There are some items I wanted to write about, but I couldn't find them anywhere when I sought them. So, I will simply describe them sans photos. .~* Liquorice OIives *~.

These items don't look much like olives, nor do they taste anything like liquorice. They are a dark brown, and the flesh is quite firm, almost leatherlike, except fairly easy to chew through. The taste is sweet and slightly tart, without the pungent, oily overtones of the standard olive. I don't know it for certain, but I suspect these are a great source of fiber. Just watch out for the pit in the middle. It's like a hard football with pointy ends and would probably mean a trip to the ER if you swallowed it. I've learned that there are yellow varieties. For some reason, my family only ever had brown. For some reason, in all my searching I couldn't find it in any of the Asian supermarkets I visited in Springvale or Melbourne Central. But I have to think the product still exists somewhere. .~* Spicy Dried Squid *~.

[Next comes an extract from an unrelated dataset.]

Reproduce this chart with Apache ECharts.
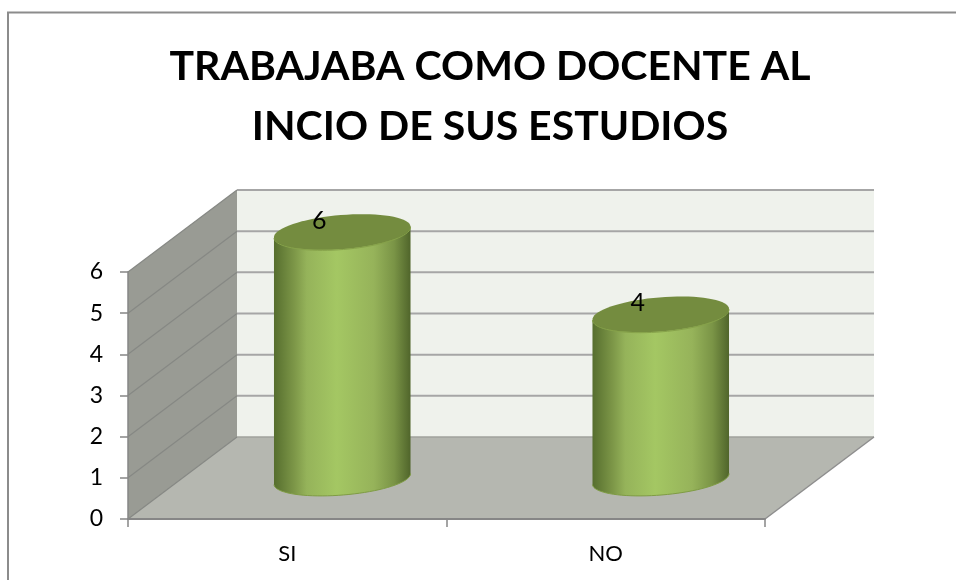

I'm honestly very surprised that I wasn't able to find this in all my searching. But at the same time, I'm amazed anyone enjoys eating this food as much as I do. When you open the bag, the first thing that hits you is the stink of dried squid. Since, after all, this is essentially ocean jerky. The seasoning makes it so sweet and umami at the same time. If you eat too much in one go, the spice can build for you, so you can adjust your eating speed for your personal tastes. Lighter and flakier than you might expect this food to be, it's so good that I've grown to love its fishy stink.